Your task is to output the listing word for word, with pictures excluded.

....

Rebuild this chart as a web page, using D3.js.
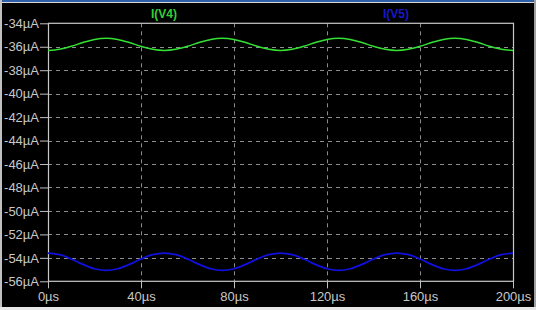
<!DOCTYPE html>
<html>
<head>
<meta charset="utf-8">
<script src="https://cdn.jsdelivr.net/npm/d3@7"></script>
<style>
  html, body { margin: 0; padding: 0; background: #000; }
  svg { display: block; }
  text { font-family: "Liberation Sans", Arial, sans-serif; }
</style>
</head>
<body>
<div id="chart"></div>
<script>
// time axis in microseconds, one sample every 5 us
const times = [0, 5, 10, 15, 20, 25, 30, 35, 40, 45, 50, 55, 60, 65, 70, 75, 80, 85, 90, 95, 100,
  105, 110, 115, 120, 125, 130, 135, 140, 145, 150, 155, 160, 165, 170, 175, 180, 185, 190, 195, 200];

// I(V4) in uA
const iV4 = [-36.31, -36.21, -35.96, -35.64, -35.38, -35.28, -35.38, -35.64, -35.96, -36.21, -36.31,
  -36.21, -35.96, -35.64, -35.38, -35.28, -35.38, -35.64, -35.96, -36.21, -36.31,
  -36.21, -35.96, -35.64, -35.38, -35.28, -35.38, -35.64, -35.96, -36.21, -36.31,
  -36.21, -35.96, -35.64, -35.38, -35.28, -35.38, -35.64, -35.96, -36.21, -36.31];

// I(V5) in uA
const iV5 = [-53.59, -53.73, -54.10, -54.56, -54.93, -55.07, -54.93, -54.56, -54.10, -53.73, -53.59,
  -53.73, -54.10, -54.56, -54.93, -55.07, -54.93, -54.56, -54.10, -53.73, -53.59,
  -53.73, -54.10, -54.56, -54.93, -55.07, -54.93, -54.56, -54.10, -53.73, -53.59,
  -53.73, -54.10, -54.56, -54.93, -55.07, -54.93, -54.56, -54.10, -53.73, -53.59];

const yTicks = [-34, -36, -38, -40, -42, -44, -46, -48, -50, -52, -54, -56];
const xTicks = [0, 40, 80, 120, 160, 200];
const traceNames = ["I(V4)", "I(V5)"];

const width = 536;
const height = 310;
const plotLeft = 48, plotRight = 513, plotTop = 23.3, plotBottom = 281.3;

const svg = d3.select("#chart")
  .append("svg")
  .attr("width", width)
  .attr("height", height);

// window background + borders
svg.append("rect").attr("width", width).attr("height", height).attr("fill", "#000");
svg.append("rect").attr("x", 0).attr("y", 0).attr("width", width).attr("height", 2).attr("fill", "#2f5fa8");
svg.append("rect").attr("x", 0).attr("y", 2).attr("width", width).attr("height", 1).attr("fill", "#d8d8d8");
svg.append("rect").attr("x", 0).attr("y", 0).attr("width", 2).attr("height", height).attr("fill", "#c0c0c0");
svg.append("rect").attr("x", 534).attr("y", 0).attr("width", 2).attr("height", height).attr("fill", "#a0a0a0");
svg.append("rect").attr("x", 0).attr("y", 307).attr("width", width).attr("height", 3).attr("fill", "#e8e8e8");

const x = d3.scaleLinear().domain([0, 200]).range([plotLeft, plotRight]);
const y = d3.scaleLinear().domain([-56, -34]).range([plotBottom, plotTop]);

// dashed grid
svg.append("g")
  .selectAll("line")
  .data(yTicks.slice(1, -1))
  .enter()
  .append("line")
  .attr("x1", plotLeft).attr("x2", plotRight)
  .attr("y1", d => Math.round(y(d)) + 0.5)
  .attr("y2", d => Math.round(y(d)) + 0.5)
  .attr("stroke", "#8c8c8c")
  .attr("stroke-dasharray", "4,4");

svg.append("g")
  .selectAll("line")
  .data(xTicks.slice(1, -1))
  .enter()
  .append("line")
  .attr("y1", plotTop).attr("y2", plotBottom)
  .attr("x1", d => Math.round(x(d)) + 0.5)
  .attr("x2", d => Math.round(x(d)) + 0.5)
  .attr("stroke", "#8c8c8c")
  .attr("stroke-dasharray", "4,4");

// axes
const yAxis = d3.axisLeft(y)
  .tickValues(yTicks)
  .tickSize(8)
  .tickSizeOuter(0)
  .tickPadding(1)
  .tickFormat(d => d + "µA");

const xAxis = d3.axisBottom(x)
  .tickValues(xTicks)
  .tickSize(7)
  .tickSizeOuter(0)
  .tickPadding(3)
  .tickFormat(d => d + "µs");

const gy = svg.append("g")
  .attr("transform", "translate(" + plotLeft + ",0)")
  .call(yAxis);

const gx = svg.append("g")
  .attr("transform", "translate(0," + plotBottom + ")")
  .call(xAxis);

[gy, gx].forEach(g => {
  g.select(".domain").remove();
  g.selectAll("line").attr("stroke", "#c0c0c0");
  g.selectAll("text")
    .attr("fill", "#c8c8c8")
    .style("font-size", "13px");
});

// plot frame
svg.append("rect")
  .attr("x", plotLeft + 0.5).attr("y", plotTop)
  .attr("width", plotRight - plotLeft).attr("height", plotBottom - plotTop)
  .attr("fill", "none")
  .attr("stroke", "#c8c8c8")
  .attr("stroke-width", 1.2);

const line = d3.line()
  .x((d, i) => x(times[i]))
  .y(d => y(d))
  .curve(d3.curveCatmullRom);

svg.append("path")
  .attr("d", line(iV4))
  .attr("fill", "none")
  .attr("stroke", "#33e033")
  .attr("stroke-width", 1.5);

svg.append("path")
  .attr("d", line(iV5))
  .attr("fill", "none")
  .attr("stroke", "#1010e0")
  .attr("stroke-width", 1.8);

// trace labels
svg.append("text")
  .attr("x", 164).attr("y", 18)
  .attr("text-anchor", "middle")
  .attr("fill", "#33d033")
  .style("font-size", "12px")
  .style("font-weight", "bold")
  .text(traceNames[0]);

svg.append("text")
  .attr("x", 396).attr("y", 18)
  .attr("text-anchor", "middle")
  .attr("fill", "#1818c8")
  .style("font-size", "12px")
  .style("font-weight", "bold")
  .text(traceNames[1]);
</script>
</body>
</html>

....

(THE COMPLETED TASK):
Rebuild this chart as a web page, using D3.js.
<!DOCTYPE html>
<html>
<head>
<meta charset="utf-8">
<script src="https://cdn.jsdelivr.net/npm/d3@7"></script>
<style>
  html, body { margin: 0; padding: 0; background: #000; }
  svg { display: block; }
  text { font-family: "Liberation Sans", Arial, sans-serif; }
</style>
</head>
<body>
<div id="chart"></div>
<script>
// time axis in microseconds, one sample every 5 us
const times = [0, 5, 10, 15, 20, 25, 30, 35, 40, 45, 50, 55, 60, 65, 70, 75, 80, 85, 90, 95, 100,
  105, 110, 115, 120, 125, 130, 135, 140, 145, 150, 155, 160, 165, 170, 175, 180, 185, 190, 195, 200];

// I(V4) in uA
const iV4 = [-36.31, -36.21, -35.96, -35.64, -35.38, -35.28, -35.38, -35.64, -35.96, -36.21, -36.31,
  -36.21, -35.96, -35.64, -35.38, -35.28, -35.38, -35.64, -35.96, -36.21, -36.31,
  -36.21, -35.96, -35.64, -35.38, -35.28, -35.38, -35.64, -35.96, -36.21, -36.31,
  -36.21, -35.96, -35.64, -35.38, -35.28, -35.38, -35.64, -35.96, -36.21, -36.31];

// I(V5) in uA
const iV5 = [-53.59, -53.73, -54.10, -54.56, -54.93, -55.07, -54.93, -54.56, -54.10, -53.73, -53.59,
  -53.73, -54.10, -54.56, -54.93, -55.07, -54.93, -54.56, -54.10, -53.73, -53.59,
  -53.73, -54.10, -54.56, -54.93, -55.07, -54.93, -54.56, -54.10, -53.73, -53.59,
  -53.73, -54.10, -54.56, -54.93, -55.07, -54.93, -54.56, -54.10, -53.73, -53.59];

const yTicks = [-34, -36, -38, -40, -42, -44, -46, -48, -50, -52, -54, -56];
const xTicks = [0, 40, 80, 120, 160, 200];
const traceNames = ["I(V4)", "I(V5)"];

const width = 536;
const height = 310;
const plotLeft = 48, plotRight = 513, plotTop = 23.3, plotBottom = 281.3;

const svg = d3.select("#chart")
  .append("svg")
  .attr("width", width)
  .attr("height", height);

// window background + borders
svg.append("rect").attr("width", width).attr("height", height).attr("fill", "#000");
svg.append("rect").attr("x", 0).attr("y", 0).attr("width", width).attr("height", 2).attr("fill", "#2f5fa8");
svg.append("rect").attr("x", 0).attr("y", 2).attr("width", width).attr("height", 1).attr("fill", "#d8d8d8");
svg.append("rect").attr("x", 0).attr("y", 0).attr("width", 2).attr("height", height).attr("fill", "#c0c0c0");
svg.append("rect").attr("x", 534).attr("y", 0).attr("width", 2).attr("height", height).attr("fill", "#a0a0a0");
svg.append("rect").attr("x", 0).attr("y", 307).attr("width", width).attr("height", 3).attr("fill", "#e8e8e8");

const x = d3.scaleLinear().domain([0, 200]).range([plotLeft, plotRight]);
const y = d3.scaleLinear().domain([-56, -34]).range([plotBottom, plotTop]);

// dashed grid
svg.append("g")
  .selectAll("line")
  .data(yTicks.slice(1, -1))
  .enter()
  .append("line")
  .attr("x1", plotLeft).attr("x2", plotRight)
  .attr("y1", d => Math.round(y(d)) + 0.5)
  .attr("y2", d => Math.round(y(d)) + 0.5)
  .attr("stroke", "#8c8c8c")
  .attr("stroke-dasharray", "4,4");

svg.append("g")
  .selectAll("line")
  .data(xTicks.slice(1, -1))
  .enter()
  .append("line")
  .attr("y1", plotTop).attr("y2", plotBottom)
  .attr("x1", d => Math.round(x(d)) + 0.5)
  .attr("x2", d => Math.round(x(d)) + 0.5)
  .attr("stroke", "#8c8c8c")
  .attr("stroke-dasharray", "4,4");

// axes
const yAxis = d3.axisLeft(y)
  .tickValues(yTicks)
  .tickSize(8)
  .tickSizeOuter(0)
  .tickPadding(1)
  .tickFormat(d => d + "µA");

const xAxis = d3.axisBottom(x)
  .tickValues(xTicks)
  .tickSize(7)
  .tickSizeOuter(0)
  .tickPadding(3)
  .tickFormat(d => d + "µs");

const gy = svg.append("g")
  .attr("transform", "translate(" + plotLeft + ",0)")
  .call(yAxis);

const gx = svg.append("g")
  .attr("transform", "translate(0," + plotBottom + ")")
  .call(xAxis);

[gy, gx].forEach(g => {
  g.select(".domain").remove();
  g.selectAll("line").attr("stroke", "#c0c0c0");
  g.selectAll("text")
    .attr("fill", "#c8c8c8")
    .style("font-size", "13px");
});

// plot frame
svg.append("rect")
  .attr("x", plotLeft + 0.5).attr("y", plotTop)
  .attr("width", plotRight - plotLeft).attr("height", plotBottom - plotTop)
  .attr("fill", "none")
  .attr("stroke", "#c8c8c8")
  .attr("stroke-width", 1.2);

const line = d3.line()
  .x((d, i) => x(times[i]))
  .y(d => y(d))
  .curve(d3.curveCatmullRom);

svg.append("path")
  .attr("d", line(iV4))
  .attr("fill", "none")
  .attr("stroke", "#33e033")
  .attr("stroke-width", 1.5);

svg.append("path")
  .attr("d", line(iV5))
  .attr("fill", "none")
  .attr("stroke", "#1010e0")
  .attr("stroke-width", 1.8);

// trace labels
svg.append("text")
  .attr("x", 164).attr("y", 18)
  .attr("text-anchor", "middle")
  .attr("fill", "#33d033")
  .style("font-size", "12px")
  .style("font-weight", "bold")
  .text(traceNames[0]);

svg.append("text")
  .attr("x", 396).attr("y", 18)
  .attr("text-anchor", "middle")
  .attr("fill", "#1818c8")
  .style("font-size", "12px")
  .style("font-weight", "bold")
  .text(traceNames[1]);
</script>
</body>
</html>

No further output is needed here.